The siren at Brookwood Hospital often warned of attacks. Once a fighter plan crashed on the Recreation Ground at West End Village and my middle brother Alf found a machine gun in the wreckage. He brought it home, and sat with it propped it up on the kitchen table until Dad shouted – Get that back where you got it from!”

Patricia Norman was twenty-two when war started and was living in Bath, Somerset then. Pat worked as a civilian at the Admiralty. She had to sign the Official Secrets’ Act.  But despite the coded messages, teleprinter and a secret ‘phone, Pat said it was often boring.

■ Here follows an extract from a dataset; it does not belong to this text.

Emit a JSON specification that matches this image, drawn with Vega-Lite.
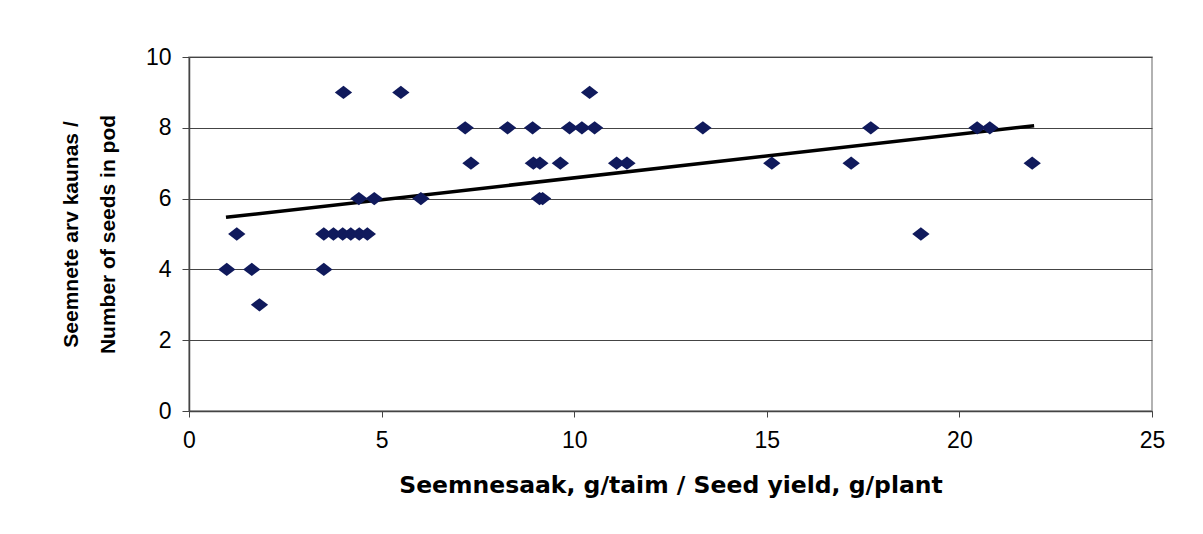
{
  "$schema": "https://vega.github.io/schema/vega-lite/v6.json",
  "autosize": {"type": "none"},
  "width": 963,
  "height": 354,
  "padding": {"left": 189, "top": 57, "right": 51, "bottom": 123},
  "background": "white",
  "config": {
    "view": {"stroke": "#999999", "strokeWidth": 1.5},
    "font": "Liberation Sans"
  },
  "datasets": {
    "points": [
      {"yield": 4.01, "seeds": 9}, {"yield": 5.50, "seeds": 9}, {"yield": 10.40, "seeds": 9},
      {"yield": 7.17, "seeds": 8}, {"yield": 8.27, "seeds": 8}, {"yield": 8.92, "seeds": 8}, {"yield": 9.88, "seeds": 8}, {"yield": 10.20, "seeds": 8}, {"yield": 10.53, "seeds": 8}, {"yield": 13.34, "seeds": 8}, {"yield": 17.70, "seeds": 8}, {"yield": 20.46, "seeds": 8}, {"yield": 20.79, "seeds": 8},
      {"yield": 7.32, "seeds": 7}, {"yield": 8.94, "seeds": 7}, {"yield": 9.11, "seeds": 7}, {"yield": 9.64, "seeds": 7}, {"yield": 11.10, "seeds": 7}, {"yield": 11.37, "seeds": 7}, {"yield": 15.13, "seeds": 7}, {"yield": 17.19, "seeds": 7}, {"yield": 21.89, "seeds": 7},
      {"yield": 4.41, "seeds": 6}, {"yield": 4.81, "seeds": 6}, {"yield": 6.02, "seeds": 6}, {"yield": 9.10, "seeds": 6}, {"yield": 9.18, "seeds": 6},
      {"yield": 1.24, "seeds": 5}, {"yield": 3.50, "seeds": 5}, {"yield": 3.75, "seeds": 5}, {"yield": 3.99, "seeds": 5}, {"yield": 4.20, "seeds": 5}, {"yield": 4.42, "seeds": 5}, {"yield": 4.63, "seeds": 5}, {"yield": 19.00, "seeds": 5},
      {"yield": 0.98, "seeds": 4}, {"yield": 1.63, "seeds": 4}, {"yield": 3.50, "seeds": 4},
      {"yield": 1.83, "seeds": 3}
    ],
    "trend": [
      {"yield": 0.96, "seeds": 5.47},
      {"yield": 21.94, "seeds": 8.06}
    ]
  },
  "encoding": {
    "x": {
      "field": "yield", "type": "quantitative",
      "scale": {"domain": [0, 25], "nice": false, "zero": false},
      "axis": {
        "title": "Seemnesaak, g/taim / Seed yield, g/plant",
        "values": [0, 5, 10, 15, 20, 25],
        "grid": false,
        "labelFlush": false,
        "domainColor": "#444444", "domainWidth": 1.5,
        "tickColor": "#444444", "tickSize": 6, "tickWidth": 1,
        "labelFont": "Liberation Sans", "labelFontSize": 23, "labelColor": "#000000",
        "labelPadding": 12,
        "titleFont": "DejaVu Sans", "titleFontSize": 23.5, "titleFontWeight": "bold", "titleColor": "#000000",
        "titlePadding": 21
      }
    },
    "y": {
      "field": "seeds", "type": "quantitative",
      "scale": {"domain": [0, 10], "nice": false, "zero": false},
      "axis": {
        "title": ["Seemnete arv kaunas /", "Number of seeds in pod"],
        "values": [0, 2, 4, 6, 8, 10],
        "labelFlush": false,
        "grid": true, "gridColor": "#444444", "gridWidth": 1,
        "domainColor": "#444444", "domainWidth": 1.5,
        "tickColor": "#444444", "tickSize": 7, "tickWidth": 1,
        "labelFont": "Liberation Sans", "labelFontSize": 23, "labelColor": "#000000",
        "labelPadding": 11,
        "titleFont": "Liberation Sans", "titleFontSize": 21, "titleFontWeight": "bold", "titleColor": "#000000",
        "titleLineHeight": 37,
        "titlePadding": 27
      }
    }
  },
  "layer": [
    {
      "data": {"name": "trend"},
      "mark": {"type": "line", "color": "#000000", "strokeWidth": 3.5}
    },
    {
      "data": {"name": "points"},
      "mark": {
        "type": "point",
        "shape": "M-1,0L0,-0.77L1,0L0,0.77Z",
        "filled": true,
        "opacity": 1,
        "color": "#101a5c",
        "size": 300
      }
    }
  ]
}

Bath’s historic buildings were bombed as part of Hitler’s “Spite Raids”, and a bomb dropped very close to Pat’s (less historic) home. She also remembered the long years of rationing. When a food parcel from Australia Pat and her mother were overjoyed to have dried egg powder, jelly crystals and tinned fruit; it was years before she could eat a fresh egg without feeling guilty!

Di Blair grew up in Mitcham. Aged fourteen, in 1938, she started full time work as a clerk at Conservative Central Office in Westminster. At that time Britain was not ready for war, so when Chamberlain (the Conservative Prime Minister) came back from Munich with ‘peace’ secured it was a great relief to the British public. Thousands sent him letters of gratitude and Di’s office had the job of acknowledging every one of them.War came, and for a while Di continued to work at Central Office. On one occasion Di actually spoke to Winston Churchill! She had to take an urgent message by hand and as Di approached he said “Is that for me my dear?”… which she calmly replied “Yes sir.”

Di saw a poster – ‘Join the WRNS’. She join-up in June 1942, aged just 18. Initially as a ‘Wren’ within the Fleet Air Arm, but later as an ‘Air Mechanic – Ordnance’ (AM-O). She was taught how to strip down and repair all manner of small arms and ground defence weapons– rifles, Bren guns, Machine Guns. Most of the time she was based near Portsmouth; so it will be no surprise that she met and later married a sailor; she married Danny Blair, who features in one of our ‘The Men & the Boys’ articles.

Life was not easy for the girls who were at home. Soon after war started Joan Clark went to work in an aircraft factory, making parts for ‘Spitfires’. The bombs, time spent in the air raid shelters, the hardships, they were all part of everyday life and shortages meant Joan, like everyone else, had to adapt and cope. When Joan got married in 1941, she chose blue cloth for her wedding dress; it had to be ‘practical’, not just for one day!

Like other forces wives the early years of her married life were mostly spent apart from her husband. John was posted to Africa in 1943, when Joan was heavily pregnant. She was able to write and send photos, but it was nearly three years before he got home to see her again and to see their son for the first time. But as Joan said…..”at least I was one of the fortunate ones, my husband returned safely”.
Thank you to everyone who has shared their memories with us for these articles.